### PROBLEM REQUIREMENTS
All of the data that follows should be retyped exactly, please, except the pictures.

Entries with chart source code:

════

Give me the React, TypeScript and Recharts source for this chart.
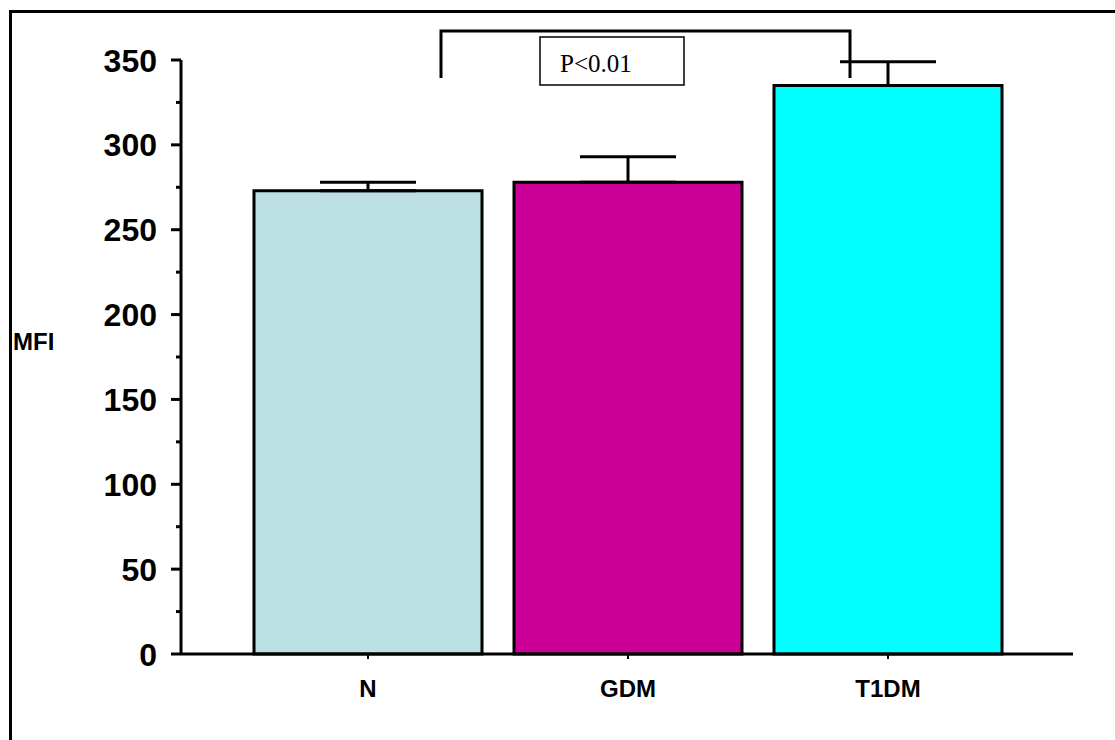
import React from "react";
import { BarChart, Bar, XAxis, YAxis, ErrorBar, Cell } from "recharts";

const groups = ["N", "GDM", "T1DM"];
const mfi = [273, 278, 335];
const sem = [5, 15, 14];
const barColors = ["#BCE0E3", "#CC0099", "#00FFFF"];
const yTicks = [0, 25, 50, 75, 100, 125, 150, 175, 200, 225, 250, 275, 300, 325, 350];
const pLabel = "P<0.01";

const data = groups.map((g, i) => ({ group: g, mfi: mfi[i], err: [0, sem[i]] }));

const sans = "'Liberation Sans', Arial, sans-serif";

const YTick = (props: any) => {
  const { x, y, payload } = props;
  const major = payload.value % 50 === 0;
  return (
    <g>
      <line x1={x + (major ? 14 : 19)} x2={x + 24} y1={y} y2={y} stroke="#000" strokeWidth={3} />
      {major && (
        <text x={x} y={y} dy="0.36em" textAnchor="end" fontFamily={sans} fontWeight="bold" fontSize={32} fill="#000">
          {payload.value}
        </text>
      )}
    </g>
  );
};

const App = () => (
  <div style={{ position: "absolute", left: 0, top: 0, width: 1115, height: 740, background: "#fff", overflow: "hidden" }}>
    <div style={{ position: "absolute", left: 9, top: 10, right: -10, bottom: -10, borderLeft: "3px solid #000", borderTop: "3px solid #000" }} />
    <BarChart
      width={1115}
      height={740}
      data={data}
      margin={{ top: 60, right: 42, bottom: 26, left: 0 }}
      barCategoryGap={16}
    >
      <XAxis
        dataKey="group"
        padding={{ left: 57, right: 55 }}
        axisLine={{ stroke: "#000", strokeWidth: 3 }}
        tickLine={{ stroke: "#000", strokeWidth: 2 }}
        tickSize={5}
        tickMargin={21}
        height={60}
        tick={{ fontFamily: sans, fontWeight: "bold", fontSize: 24, fill: "#000" }}
      />
      <YAxis
        width={181}
        domain={[0, 350]}
        ticks={yTicks}
        interval={0}
        tickLine={false}
        tickSize={10}
        tickMargin={14}
        axisLine={{ stroke: "#000", strokeWidth: 3 }}
        tick={<YTick />}
        label={{
          value: "MFI",
          position: "insideLeft",
          offset: 13,
          dy: -16,
          style: { fontFamily: sans, fontWeight: "bold", fontSize: 24, fill: "#000", textAnchor: "start" },
        }}
      />
      <Bar dataKey="mfi" stroke="#000" strokeWidth={3} isAnimationActive={false}>
        {data.map((d, i) => (
          <Cell key={d.group} fill={barColors[i]} />
        ))}
        <ErrorBar dataKey="err" width={48} stroke="#000" strokeWidth={3} isAnimationActive={false} />
      </Bar>
    </BarChart>
    {/* significance bracket between N and T1DM */}
    <svg style={{ position: "absolute", left: 0, top: 0 }} width={1115} height={740} pointerEvents="none">
      <polyline points="441,78 441,31 850,31 850,78" fill="none" stroke="#000" strokeWidth={3} />
      <rect x={540} y={37} width={144} height={48} fill="#fff" stroke="#000" strokeWidth={1.5} />
      <text x={560} y={72} fontFamily="'Liberation Serif', 'Times New Roman', serif" fontSize={25} fill="#000">
        {pLabel}
      </text>
    </svg>
  </div>
);

export default App;
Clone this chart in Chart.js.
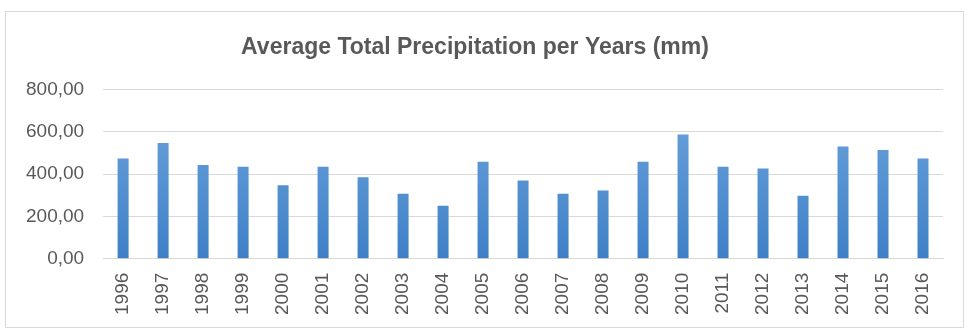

════

### TASK RESULT
Give me the React, TypeScript and Recharts source for this chart.
import React from "react";
import { BarChart, Bar, XAxis, YAxis, ErrorBar, Cell } from "recharts";

const groups = ["N", "GDM", "T1DM"];
const mfi = [273, 278, 335];
const sem = [5, 15, 14];
const barColors = ["#BCE0E3", "#CC0099", "#00FFFF"];
const yTicks = [0, 25, 50, 75, 100, 125, 150, 175, 200, 225, 250, 275, 300, 325, 350];
const pLabel = "P<0.01";

const data = groups.map((g, i) => ({ group: g, mfi: mfi[i], err: [0, sem[i]] }));

const sans = "'Liberation Sans', Arial, sans-serif";

const YTick = (props: any) => {
  const { x, y, payload } = props;
  const major = payload.value % 50 === 0;
  return (
    <g>
      <line x1={x + (major ? 14 : 19)} x2={x + 24} y1={y} y2={y} stroke="#000" strokeWidth={3} />
      {major && (
        <text x={x} y={y} dy="0.36em" textAnchor="end" fontFamily={sans} fontWeight="bold" fontSize={32} fill="#000">
          {payload.value}
        </text>
      )}
    </g>
  );
};

const App = () => (
  <div style={{ position: "absolute", left: 0, top: 0, width: 1115, height: 740, background: "#fff", overflow: "hidden" }}>
    <div style={{ position: "absolute", left: 9, top: 10, right: -10, bottom: -10, borderLeft: "3px solid #000", borderTop: "3px solid #000" }} />
    <BarChart
      width={1115}
      height={740}
      data={data}
      margin={{ top: 60, right: 42, bottom: 26, left: 0 }}
      barCategoryGap={16}
    >
      <XAxis
        dataKey="group"
        padding={{ left: 57, right: 55 }}
        axisLine={{ stroke: "#000", strokeWidth: 3 }}
        tickLine={{ stroke: "#000", strokeWidth: 2 }}
        tickSize={5}
        tickMargin={21}
        height={60}
        tick={{ fontFamily: sans, fontWeight: "bold", fontSize: 24, fill: "#000" }}
      />
      <YAxis
        width={181}
        domain={[0, 350]}
        ticks={yTicks}
        interval={0}
        tickLine={false}
        tickSize={10}
        tickMargin={14}
        axisLine={{ stroke: "#000", strokeWidth: 3 }}
        tick={<YTick />}
        label={{
          value: "MFI",
          position: "insideLeft",
          offset: 13,
          dy: -16,
          style: { fontFamily: sans, fontWeight: "bold", fontSize: 24, fill: "#000", textAnchor: "start" },
        }}
      />
      <Bar dataKey="mfi" stroke="#000" strokeWidth={3} isAnimationActive={false}>
        {data.map((d, i) => (
          <Cell key={d.group} fill={barColors[i]} />
        ))}
        <ErrorBar dataKey="err" width={48} stroke="#000" strokeWidth={3} isAnimationActive={false} />
      </Bar>
    </BarChart>
    {/* significance bracket between N and T1DM */}
    <svg style={{ position: "absolute", left: 0, top: 0 }} width={1115} height={740} pointerEvents="none">
      <polyline points="441,78 441,31 850,31 850,78" fill="none" stroke="#000" strokeWidth={3} />
      <rect x={540} y={37} width={144} height={48} fill="#fff" stroke="#000" strokeWidth={1.5} />
      <text x={560} y={72} fontFamily="'Liberation Serif', 'Times New Roman', serif" fontSize={25} fill="#000">
        {pLabel}
      </text>
    </svg>
  </div>
);

export default App;
Clone this chart in Chart.js.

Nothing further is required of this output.